What Altersend does well is carve out a specific niche: privacy-conscious users who regularly transfer large files between their own devices or with a small, trusted circle. For that use case, it is genuinely better than the alternatives. No cloud storage means no upload wait times, no size caps, no account creation. The encryption is real and documented. The cross-platform support is comprehensive.

But the broader file transfer market is dominated by incumbents with massive distribution advantages. Apple ships AirDrop on every device. Google Drive is bundled with every Android phone. WeTransfer has brand recognition and a free tier that works for most casual transfers. Altersend’s challenge is not technical capability — it is user acquisition.

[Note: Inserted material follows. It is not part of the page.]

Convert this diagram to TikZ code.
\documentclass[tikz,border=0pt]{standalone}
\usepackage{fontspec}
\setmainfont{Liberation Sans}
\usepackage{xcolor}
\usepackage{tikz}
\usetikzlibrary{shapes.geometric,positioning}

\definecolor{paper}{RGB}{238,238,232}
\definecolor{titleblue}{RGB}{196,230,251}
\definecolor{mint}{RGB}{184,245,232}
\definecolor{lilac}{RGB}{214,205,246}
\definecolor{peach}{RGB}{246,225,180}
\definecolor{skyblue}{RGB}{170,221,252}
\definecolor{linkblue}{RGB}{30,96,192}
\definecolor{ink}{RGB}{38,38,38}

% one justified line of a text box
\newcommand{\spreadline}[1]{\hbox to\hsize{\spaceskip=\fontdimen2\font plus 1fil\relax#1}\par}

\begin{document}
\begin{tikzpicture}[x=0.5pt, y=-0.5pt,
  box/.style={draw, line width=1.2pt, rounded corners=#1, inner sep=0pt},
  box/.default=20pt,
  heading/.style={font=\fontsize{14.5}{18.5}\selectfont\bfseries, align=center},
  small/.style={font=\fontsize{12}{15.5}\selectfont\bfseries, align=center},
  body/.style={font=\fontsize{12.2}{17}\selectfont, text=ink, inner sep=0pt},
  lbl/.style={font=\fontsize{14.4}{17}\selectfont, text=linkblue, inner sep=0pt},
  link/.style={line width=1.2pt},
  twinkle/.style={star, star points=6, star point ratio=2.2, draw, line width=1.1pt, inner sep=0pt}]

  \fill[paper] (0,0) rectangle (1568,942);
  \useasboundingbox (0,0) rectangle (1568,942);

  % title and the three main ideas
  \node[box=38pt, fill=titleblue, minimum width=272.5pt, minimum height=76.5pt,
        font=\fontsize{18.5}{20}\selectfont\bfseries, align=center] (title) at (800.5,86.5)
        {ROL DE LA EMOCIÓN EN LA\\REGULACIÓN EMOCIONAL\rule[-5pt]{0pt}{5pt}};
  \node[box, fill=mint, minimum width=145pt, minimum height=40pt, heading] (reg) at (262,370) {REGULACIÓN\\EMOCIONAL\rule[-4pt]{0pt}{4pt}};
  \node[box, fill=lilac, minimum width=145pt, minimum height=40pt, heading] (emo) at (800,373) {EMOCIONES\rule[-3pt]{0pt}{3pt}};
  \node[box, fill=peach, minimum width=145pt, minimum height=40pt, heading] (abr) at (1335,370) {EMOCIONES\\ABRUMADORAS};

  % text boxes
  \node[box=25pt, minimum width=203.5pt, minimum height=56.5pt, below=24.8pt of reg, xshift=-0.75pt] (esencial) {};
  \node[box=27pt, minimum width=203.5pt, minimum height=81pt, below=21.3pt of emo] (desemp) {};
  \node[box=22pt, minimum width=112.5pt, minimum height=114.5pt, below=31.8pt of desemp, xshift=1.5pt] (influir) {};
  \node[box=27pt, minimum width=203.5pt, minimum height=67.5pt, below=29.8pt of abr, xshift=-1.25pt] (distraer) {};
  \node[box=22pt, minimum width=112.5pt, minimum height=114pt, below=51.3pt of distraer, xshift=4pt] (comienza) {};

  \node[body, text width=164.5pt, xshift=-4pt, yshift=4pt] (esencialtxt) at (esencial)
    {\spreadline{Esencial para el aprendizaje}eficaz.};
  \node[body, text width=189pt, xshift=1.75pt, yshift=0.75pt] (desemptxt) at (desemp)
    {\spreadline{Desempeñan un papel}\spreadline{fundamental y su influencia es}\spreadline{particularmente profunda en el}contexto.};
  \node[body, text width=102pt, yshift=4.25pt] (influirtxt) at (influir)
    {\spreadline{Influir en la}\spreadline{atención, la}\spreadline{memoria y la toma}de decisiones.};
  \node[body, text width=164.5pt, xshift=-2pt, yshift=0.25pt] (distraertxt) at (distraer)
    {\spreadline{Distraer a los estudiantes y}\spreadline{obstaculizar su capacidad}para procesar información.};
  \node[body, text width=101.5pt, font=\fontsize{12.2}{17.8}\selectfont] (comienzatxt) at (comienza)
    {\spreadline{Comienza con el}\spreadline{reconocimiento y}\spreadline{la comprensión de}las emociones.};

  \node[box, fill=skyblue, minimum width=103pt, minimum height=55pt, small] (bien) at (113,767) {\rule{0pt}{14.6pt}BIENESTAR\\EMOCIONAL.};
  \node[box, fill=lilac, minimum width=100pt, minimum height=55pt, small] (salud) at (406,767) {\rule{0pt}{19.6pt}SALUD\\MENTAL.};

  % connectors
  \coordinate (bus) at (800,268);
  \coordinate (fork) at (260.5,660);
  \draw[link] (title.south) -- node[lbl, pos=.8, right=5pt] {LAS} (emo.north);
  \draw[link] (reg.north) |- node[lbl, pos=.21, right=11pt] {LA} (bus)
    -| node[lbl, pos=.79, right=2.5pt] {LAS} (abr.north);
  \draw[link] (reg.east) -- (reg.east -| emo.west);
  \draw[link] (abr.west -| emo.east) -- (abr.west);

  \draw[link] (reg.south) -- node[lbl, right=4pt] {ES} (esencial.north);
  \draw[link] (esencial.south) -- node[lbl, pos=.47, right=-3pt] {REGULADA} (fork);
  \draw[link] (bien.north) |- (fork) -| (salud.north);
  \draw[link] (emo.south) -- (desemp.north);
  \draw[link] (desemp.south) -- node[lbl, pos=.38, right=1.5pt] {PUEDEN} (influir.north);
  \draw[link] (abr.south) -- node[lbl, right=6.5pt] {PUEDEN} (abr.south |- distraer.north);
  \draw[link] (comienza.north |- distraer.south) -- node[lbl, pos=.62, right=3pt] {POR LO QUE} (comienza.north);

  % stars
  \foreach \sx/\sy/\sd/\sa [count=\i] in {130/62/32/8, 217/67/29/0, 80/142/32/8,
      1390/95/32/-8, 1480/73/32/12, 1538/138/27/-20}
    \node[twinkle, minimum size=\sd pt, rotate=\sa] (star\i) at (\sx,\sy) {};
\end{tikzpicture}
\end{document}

The open-source community may solve this. If the app gains enough visibility on Product Hunt and GitHub, it could attract contributors who build integrations, improve the relay infrastructure, or develop a paid team product. The Apache-2.0 license allows that. But open-source file transfer tools have a history of failing to reach mainstream adoption. Magic Wormhole, which Altersend’s comparison table explicitly lists as a flawed alternative, has been around for years and remains a niche tool for developers.

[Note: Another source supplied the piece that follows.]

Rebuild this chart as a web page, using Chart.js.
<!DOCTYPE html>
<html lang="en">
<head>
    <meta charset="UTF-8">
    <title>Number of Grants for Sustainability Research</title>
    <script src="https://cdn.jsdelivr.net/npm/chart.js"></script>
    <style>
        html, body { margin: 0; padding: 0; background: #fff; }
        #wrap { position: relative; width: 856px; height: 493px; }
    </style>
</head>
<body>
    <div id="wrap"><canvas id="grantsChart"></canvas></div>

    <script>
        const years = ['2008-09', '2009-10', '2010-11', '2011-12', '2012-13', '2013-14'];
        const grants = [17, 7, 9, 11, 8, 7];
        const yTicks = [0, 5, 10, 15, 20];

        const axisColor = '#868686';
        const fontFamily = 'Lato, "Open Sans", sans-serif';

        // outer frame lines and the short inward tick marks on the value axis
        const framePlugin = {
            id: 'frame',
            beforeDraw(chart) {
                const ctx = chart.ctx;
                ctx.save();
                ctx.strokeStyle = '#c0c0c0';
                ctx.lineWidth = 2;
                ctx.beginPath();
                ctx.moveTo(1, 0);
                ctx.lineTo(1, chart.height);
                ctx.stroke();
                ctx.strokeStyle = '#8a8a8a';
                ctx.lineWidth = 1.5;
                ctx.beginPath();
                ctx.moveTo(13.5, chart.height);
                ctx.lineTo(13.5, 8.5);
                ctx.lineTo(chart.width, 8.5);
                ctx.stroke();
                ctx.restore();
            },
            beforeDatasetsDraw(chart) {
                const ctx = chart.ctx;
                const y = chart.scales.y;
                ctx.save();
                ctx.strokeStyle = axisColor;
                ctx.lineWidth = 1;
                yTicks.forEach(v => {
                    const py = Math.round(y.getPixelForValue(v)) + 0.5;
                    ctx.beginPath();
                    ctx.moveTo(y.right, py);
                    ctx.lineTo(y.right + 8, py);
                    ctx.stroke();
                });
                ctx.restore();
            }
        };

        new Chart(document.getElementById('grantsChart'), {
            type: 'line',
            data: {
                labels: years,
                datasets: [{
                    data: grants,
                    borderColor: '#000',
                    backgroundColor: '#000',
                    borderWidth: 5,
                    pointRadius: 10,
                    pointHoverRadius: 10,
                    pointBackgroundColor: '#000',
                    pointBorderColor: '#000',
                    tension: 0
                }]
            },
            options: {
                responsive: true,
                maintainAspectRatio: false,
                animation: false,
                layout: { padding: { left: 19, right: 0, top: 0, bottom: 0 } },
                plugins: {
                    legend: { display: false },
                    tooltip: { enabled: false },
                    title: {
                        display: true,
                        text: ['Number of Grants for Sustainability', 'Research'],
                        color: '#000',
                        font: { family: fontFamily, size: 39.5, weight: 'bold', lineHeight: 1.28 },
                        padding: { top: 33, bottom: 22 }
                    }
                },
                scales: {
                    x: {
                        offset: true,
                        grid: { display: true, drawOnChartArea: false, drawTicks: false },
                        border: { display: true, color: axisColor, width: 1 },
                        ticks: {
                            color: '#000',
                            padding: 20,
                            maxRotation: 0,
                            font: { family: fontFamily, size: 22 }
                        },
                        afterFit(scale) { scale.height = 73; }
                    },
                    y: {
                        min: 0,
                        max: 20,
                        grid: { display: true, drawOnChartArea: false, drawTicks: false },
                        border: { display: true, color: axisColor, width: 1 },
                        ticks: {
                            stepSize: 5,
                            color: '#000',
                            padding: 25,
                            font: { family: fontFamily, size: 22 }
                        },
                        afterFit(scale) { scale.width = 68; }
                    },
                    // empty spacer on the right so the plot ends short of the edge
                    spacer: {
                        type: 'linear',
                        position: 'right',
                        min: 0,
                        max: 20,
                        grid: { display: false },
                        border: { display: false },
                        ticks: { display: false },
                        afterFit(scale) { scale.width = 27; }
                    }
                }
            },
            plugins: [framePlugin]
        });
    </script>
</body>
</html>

Altersend’s bet is that the privacy cost of cloud storage is finally high enough that users will tolerate installation friction. That bet looks plausible in 2026, after years of data breaches, surveillance revelations, and growing awareness of how cloud providers monetize user data. But it requires a leap of faith that users will change their behavior for a tool that offers no accounts, no storage, and no clear path to sustainability.